--- Supplied material ---

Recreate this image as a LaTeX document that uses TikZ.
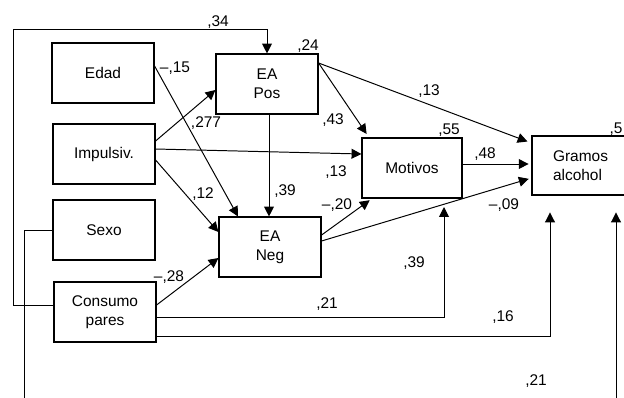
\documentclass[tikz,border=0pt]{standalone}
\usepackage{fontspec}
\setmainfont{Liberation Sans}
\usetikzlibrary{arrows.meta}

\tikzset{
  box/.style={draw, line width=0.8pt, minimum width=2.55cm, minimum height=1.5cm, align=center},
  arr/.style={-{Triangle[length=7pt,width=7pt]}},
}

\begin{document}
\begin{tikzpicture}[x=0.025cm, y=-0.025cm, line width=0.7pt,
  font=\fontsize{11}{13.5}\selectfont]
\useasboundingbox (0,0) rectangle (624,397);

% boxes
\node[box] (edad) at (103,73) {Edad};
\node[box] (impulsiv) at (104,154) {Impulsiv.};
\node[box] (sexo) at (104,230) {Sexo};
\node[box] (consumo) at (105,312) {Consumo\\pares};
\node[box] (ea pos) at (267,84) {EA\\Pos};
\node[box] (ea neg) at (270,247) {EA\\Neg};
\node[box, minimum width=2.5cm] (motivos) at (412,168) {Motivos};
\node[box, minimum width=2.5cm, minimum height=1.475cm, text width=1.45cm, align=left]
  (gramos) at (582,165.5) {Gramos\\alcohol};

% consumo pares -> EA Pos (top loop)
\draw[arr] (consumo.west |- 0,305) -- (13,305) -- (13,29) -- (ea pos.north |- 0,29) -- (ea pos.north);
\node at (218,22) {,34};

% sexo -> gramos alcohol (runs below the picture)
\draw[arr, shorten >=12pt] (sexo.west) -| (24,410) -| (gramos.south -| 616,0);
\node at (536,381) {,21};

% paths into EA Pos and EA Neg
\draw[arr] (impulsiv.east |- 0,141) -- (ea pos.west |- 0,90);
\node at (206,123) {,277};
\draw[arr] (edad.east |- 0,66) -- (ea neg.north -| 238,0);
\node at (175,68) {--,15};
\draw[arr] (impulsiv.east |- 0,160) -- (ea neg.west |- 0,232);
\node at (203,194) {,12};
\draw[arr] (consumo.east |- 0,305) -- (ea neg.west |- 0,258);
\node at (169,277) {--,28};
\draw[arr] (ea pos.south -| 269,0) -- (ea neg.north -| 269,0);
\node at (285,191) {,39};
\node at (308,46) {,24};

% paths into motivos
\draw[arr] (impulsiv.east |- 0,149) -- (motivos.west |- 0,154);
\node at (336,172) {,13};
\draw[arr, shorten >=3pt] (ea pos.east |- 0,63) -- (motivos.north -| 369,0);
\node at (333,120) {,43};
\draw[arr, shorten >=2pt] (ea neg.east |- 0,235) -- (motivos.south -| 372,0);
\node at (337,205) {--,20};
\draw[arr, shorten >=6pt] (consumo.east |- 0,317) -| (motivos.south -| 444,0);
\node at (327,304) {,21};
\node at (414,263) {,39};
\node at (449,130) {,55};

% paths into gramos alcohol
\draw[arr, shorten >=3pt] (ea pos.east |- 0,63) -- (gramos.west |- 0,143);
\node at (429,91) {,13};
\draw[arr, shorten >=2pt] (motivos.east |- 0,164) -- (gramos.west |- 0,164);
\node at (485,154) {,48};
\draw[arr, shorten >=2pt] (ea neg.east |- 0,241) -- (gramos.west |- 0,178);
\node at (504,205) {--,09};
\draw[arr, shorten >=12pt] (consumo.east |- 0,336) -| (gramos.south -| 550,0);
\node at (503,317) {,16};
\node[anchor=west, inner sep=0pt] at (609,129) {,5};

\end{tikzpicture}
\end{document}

---

Exercise task: All of the data above should be quoted exactly, except for the pictures.

Solution below:
Recreate this image as a LaTeX document that uses TikZ.
\documentclass[tikz,border=0pt]{standalone}
\usepackage{fontspec}
\setmainfont{Liberation Sans}
\usetikzlibrary{arrows.meta}

\tikzset{
  box/.style={draw, line width=0.8pt, minimum width=2.55cm, minimum height=1.5cm, align=center},
  arr/.style={-{Triangle[length=7pt,width=7pt]}},
}

\begin{document}
\begin{tikzpicture}[x=0.025cm, y=-0.025cm, line width=0.7pt,
  font=\fontsize{11}{13.5}\selectfont]
\useasboundingbox (0,0) rectangle (624,397);

% boxes
\node[box] (edad) at (103,73) {Edad};
\node[box] (impulsiv) at (104,154) {Impulsiv.};
\node[box] (sexo) at (104,230) {Sexo};
\node[box] (consumo) at (105,312) {Consumo\\pares};
\node[box] (ea pos) at (267,84) {EA\\Pos};
\node[box] (ea neg) at (270,247) {EA\\Neg};
\node[box, minimum width=2.5cm] (motivos) at (412,168) {Motivos};
\node[box, minimum width=2.5cm, minimum height=1.475cm, text width=1.45cm, align=left]
  (gramos) at (582,165.5) {Gramos\\alcohol};

% consumo pares -> EA Pos (top loop)
\draw[arr] (consumo.west |- 0,305) -- (13,305) -- (13,29) -- (ea pos.north |- 0,29) -- (ea pos.north);
\node at (218,22) {,34};

% sexo -> gramos alcohol (runs below the picture)
\draw[arr, shorten >=12pt] (sexo.west) -| (24,410) -| (gramos.south -| 616,0);
\node at (536,381) {,21};

% paths into EA Pos and EA Neg
\draw[arr] (impulsiv.east |- 0,141) -- (ea pos.west |- 0,90);
\node at (206,123) {,277};
\draw[arr] (edad.east |- 0,66) -- (ea neg.north -| 238,0);
\node at (175,68) {--,15};
\draw[arr] (impulsiv.east |- 0,160) -- (ea neg.west |- 0,232);
\node at (203,194) {,12};
\draw[arr] (consumo.east |- 0,305) -- (ea neg.west |- 0,258);
\node at (169,277) {--,28};
\draw[arr] (ea pos.south -| 269,0) -- (ea neg.north -| 269,0);
\node at (285,191) {,39};
\node at (308,46) {,24};

% paths into motivos
\draw[arr] (impulsiv.east |- 0,149) -- (motivos.west |- 0,154);
\node at (336,172) {,13};
\draw[arr, shorten >=3pt] (ea pos.east |- 0,63) -- (motivos.north -| 369,0);
\node at (333,120) {,43};
\draw[arr, shorten >=2pt] (ea neg.east |- 0,235) -- (motivos.south -| 372,0);
\node at (337,205) {--,20};
\draw[arr, shorten >=6pt] (consumo.east |- 0,317) -| (motivos.south -| 444,0);
\node at (327,304) {,21};
\node at (414,263) {,39};
\node at (449,130) {,55};

% paths into gramos alcohol
\draw[arr, shorten >=3pt] (ea pos.east |- 0,63) -- (gramos.west |- 0,143);
\node at (429,91) {,13};
\draw[arr, shorten >=2pt] (motivos.east |- 0,164) -- (gramos.west |- 0,164);
\node at (485,154) {,48};
\draw[arr, shorten >=2pt] (ea neg.east |- 0,241) -- (gramos.west |- 0,178);
\node at (504,205) {--,09};
\draw[arr, shorten >=12pt] (consumo.east |- 0,336) -| (gramos.south -| 550,0);
\node at (503,317) {,16};
\node[anchor=west, inner sep=0pt] at (609,129) {,5};

\end{tikzpicture}
\end{document}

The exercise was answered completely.